----- SUPPLIED DATA -----

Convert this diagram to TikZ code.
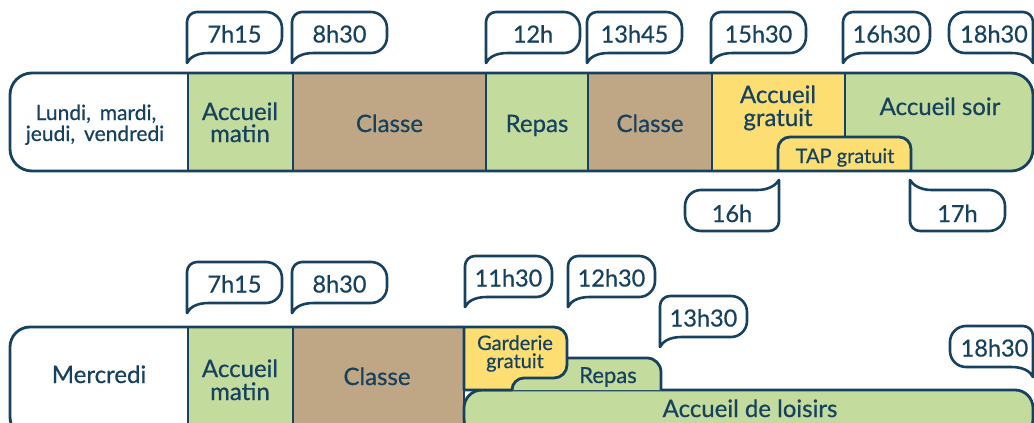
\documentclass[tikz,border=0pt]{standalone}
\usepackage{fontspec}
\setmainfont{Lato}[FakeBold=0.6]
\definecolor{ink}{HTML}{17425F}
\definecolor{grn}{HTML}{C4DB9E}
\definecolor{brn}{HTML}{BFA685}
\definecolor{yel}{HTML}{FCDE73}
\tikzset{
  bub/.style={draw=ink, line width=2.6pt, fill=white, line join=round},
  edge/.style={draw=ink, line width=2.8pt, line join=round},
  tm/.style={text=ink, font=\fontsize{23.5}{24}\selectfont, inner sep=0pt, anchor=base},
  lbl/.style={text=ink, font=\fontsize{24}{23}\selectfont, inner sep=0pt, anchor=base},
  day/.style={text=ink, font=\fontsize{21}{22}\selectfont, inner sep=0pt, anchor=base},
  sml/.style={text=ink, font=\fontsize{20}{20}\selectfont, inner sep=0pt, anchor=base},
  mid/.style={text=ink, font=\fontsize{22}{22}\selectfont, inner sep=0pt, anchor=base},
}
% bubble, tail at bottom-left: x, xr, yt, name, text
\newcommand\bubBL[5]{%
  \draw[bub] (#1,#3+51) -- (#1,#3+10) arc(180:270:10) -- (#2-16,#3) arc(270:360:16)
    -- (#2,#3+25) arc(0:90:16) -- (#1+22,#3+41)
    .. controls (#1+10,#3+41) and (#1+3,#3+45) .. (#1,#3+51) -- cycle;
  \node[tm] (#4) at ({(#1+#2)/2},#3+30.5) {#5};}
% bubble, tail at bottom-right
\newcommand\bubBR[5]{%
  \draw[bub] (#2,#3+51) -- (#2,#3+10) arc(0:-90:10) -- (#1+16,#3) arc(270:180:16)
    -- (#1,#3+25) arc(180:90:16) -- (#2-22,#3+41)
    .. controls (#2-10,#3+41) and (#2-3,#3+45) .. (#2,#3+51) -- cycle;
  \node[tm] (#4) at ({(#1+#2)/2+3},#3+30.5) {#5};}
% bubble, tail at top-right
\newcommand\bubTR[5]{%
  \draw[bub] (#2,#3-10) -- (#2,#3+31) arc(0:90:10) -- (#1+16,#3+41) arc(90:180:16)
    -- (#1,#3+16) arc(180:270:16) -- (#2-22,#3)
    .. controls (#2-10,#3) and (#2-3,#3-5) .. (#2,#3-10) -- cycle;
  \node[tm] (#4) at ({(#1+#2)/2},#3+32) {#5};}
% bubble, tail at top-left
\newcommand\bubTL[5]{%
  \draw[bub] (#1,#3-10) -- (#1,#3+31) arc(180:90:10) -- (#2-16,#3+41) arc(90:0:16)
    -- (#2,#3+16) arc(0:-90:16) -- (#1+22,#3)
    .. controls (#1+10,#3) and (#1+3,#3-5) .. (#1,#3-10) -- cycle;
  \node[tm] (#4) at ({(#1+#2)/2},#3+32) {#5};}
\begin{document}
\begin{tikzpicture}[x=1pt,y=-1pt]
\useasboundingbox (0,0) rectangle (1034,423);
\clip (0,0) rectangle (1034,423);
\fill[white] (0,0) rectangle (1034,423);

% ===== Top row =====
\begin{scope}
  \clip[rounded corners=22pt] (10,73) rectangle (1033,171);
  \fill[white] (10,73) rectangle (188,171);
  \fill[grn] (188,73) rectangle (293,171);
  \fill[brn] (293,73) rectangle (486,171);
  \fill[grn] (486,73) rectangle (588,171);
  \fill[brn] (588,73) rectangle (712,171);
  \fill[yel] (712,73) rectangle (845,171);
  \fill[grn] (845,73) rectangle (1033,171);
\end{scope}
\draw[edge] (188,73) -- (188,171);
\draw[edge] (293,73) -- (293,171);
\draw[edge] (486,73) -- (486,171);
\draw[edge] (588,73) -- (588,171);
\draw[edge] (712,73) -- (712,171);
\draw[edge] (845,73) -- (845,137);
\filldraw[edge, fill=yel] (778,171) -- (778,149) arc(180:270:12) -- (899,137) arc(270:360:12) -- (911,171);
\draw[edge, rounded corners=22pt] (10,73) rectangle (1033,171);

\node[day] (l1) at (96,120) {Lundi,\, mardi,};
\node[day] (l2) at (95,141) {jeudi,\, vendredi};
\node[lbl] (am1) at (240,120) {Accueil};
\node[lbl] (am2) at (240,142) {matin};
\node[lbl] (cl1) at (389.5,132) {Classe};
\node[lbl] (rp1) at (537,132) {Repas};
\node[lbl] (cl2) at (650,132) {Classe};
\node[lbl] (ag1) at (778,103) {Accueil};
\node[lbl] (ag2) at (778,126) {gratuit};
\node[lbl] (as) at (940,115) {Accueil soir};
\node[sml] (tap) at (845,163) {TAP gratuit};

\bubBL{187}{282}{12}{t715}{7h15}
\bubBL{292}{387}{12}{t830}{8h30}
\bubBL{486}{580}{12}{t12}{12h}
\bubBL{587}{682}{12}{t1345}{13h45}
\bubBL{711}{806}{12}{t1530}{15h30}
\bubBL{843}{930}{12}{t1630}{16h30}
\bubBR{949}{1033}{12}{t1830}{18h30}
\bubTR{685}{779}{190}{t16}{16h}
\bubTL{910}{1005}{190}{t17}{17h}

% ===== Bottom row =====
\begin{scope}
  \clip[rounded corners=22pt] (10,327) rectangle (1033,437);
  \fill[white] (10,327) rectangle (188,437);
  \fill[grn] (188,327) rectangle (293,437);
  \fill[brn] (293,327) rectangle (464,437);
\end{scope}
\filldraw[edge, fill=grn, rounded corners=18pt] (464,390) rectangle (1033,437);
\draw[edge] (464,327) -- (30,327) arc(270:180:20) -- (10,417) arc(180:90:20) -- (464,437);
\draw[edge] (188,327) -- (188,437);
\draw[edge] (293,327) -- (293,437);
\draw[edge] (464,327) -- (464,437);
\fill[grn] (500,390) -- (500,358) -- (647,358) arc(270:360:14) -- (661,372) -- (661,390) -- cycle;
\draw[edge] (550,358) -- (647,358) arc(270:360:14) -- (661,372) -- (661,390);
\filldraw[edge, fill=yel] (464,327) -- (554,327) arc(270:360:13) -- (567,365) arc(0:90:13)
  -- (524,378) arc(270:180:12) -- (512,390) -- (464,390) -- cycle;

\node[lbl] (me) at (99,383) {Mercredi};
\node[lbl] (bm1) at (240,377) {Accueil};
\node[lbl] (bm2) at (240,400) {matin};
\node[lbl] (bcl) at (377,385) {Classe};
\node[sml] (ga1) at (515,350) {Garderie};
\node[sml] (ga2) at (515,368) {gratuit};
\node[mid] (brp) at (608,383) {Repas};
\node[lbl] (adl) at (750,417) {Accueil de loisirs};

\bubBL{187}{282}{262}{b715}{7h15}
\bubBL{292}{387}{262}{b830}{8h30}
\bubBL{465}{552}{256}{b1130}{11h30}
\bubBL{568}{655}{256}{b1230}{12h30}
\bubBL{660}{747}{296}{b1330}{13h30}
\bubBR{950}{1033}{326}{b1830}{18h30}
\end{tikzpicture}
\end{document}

-----
----- SUPPLIED DATA -----

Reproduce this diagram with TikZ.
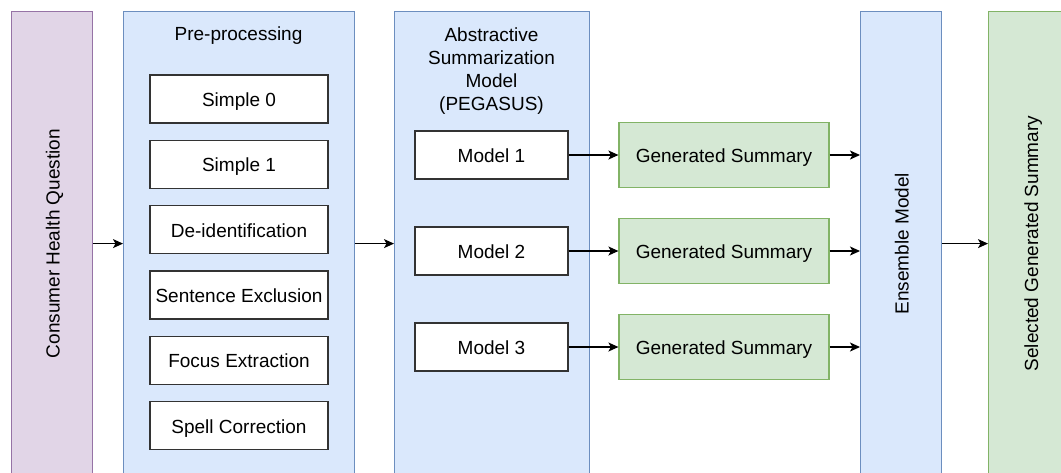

-----

> [WHAT TO WORK ON]
Select all lines with the word "this" from the entries above.

> [TASK RESULT]
Convert this diagram to TikZ code.
Reproduce this diagram with TikZ.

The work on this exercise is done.